A Co Armagh part-time fireman who knocked down and killed an 89-year-old grandmother when he reversed too quickly around a corner was handed a six month jail sentence today (Monday).
However, John Kinsella (37) walked free from Newry Crown Court, sitting in Antrim, after Judge Neil Rafferty QC suspended the sentence for three years.
He told the married father-of-three “I have come to the conclusion that no sentence of imprisonment measured in months could equate to the value of the life of Mrs Coyle nor the loss that her family suffered.
“I have equally come to the conclusion that this is an exceptional case both in terms of the culpability in the driving of the defendant and the personal mitigation that he has,” said the judge, who also imposed a two year driving ban.
Two months ago Kinsella, from the Clay Road in Keady, entered a guilty plea to causing the death of 89-year-old Claire Coyle by driving dangerously on the Victoria Road/Clay Road in Keady on 14 August 2018.
In an agreed basis of plea document submitted to the court, prosecution QC David McDowell outlined that just before 6.30pm that day Kinsella parked his Toyota Landcruiser jeep outside McGrane’s shop on Victoria Street and got out to speak to his friend.
When that other driver left, Kinsella got back into his vehicle and reversed backwards in order to turn into the Clay Road just over 30 feet behind him but, tragically, he collided with Mrs Coyle who had been slowly crossing the road behind him.
A video of the incident was played on Friday at Newry Crown Court, sitting in Antrim, clearly showing the large jeep reversing at speed and knocking Mrs Coyle down, then making a second movement backwards just a couple of seconds after the initial impact.
It also shows Kinsella, a part-time fireman for 18 years, immediately getting out of his car and kneeling down beside the fatally injured pensioner before others run to the scene to help.

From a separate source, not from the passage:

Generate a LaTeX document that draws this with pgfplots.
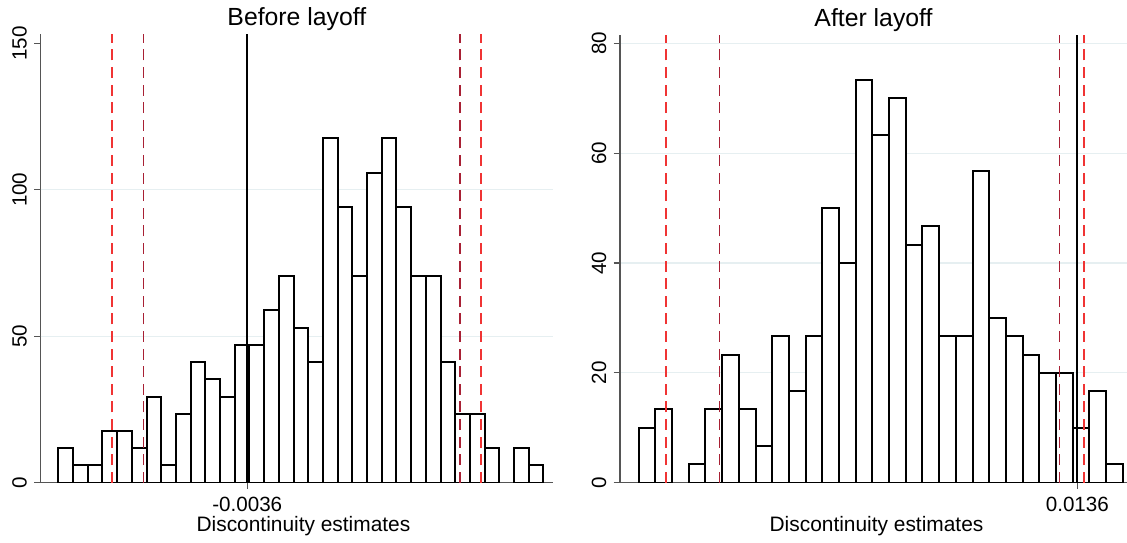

Mrs Coyle, described by her daughter as having been “mentally sharp and in good health for her age”, was taken to Craigavon Area Hospital where “her low level of consciousness was suggestive of a serious head injury” and, sadly, she was pronounced dead at 8.20pm that night.
Police who arrived at the scene spoke to Kinsella and he admitted he had knocked her over, telling police he “had not seen her”.
The scene and CCTV footage was examined by Damien Coll, a vehicle collision expert, who calculated it took Kinsella 4.2 seconds to reverse 9.765 metres and Mr McDowell said when the engineer “performed a similar manoeuvre at what he considered to be a safe speed – it took him 11 seconds between the same points”.
The senior lawyer said Mr Coll had also concluded that depending on various factors, “the pedestrian may not have been visible in any of the mirrors when the driver commenced to reverse the Toyota car”.
“The prosecution is therefore unable to suggest that the reason Mr Kinsella struck Mrs Coyle was a failure to look in his mirrors before beginning to reverse,” said Mr McDowell.
During police interviews three days later, Kinsella told police that he would have checked his mirrors but that the view in the central rear-view mirror “wasn’t great due to the spare tyre partially covering the window”.
Kinsella said he thought he had hit a child’s toy or a ball or perhaps a bike so he looked but couldn’t see anything and “actually went to go back again but someone shouting stopped him and he got out and saw Mrs Coyle lying on the ground”.
It was Kinsella who phoned for the ambulance, describing himself as being in a panic, thinking “What have I done?”.
The part-time fireman was further interviewed four months later in February and accepted that he had “probably not” used a safe reversing speed and when asked to comment on his driving, he described it as “poor”.
“The driving can be categorised as dangerous as the reversing manoeuvre was conducted too quickly and, accordingly, without regard for vulnerable road users,” said Mr McDowell, who also conceded that, while dangerous, there were no other aggravating factors in the case.
During his sentencing remarks today (Monday), Judge Rafferty revealed Mrs Coyle’s son had described his mum as the head and heart of the family who had a “wonderful personality” but whose death has left a “big hole”.
He also revealed it was clear from defence reports that Kinsella “holds feelings of guilt” which will likely “stay with him for the remainder of his days” and that he “often thinks what might or could have been different”.
Kinsella, said the judge, was already suffering from PTSD but his responsibility for causing Mrs Coyle’s death had exacerbated that condition because “the marked difference between this accident and those he attended as a firefighter was what he was responsible for this tragedy”.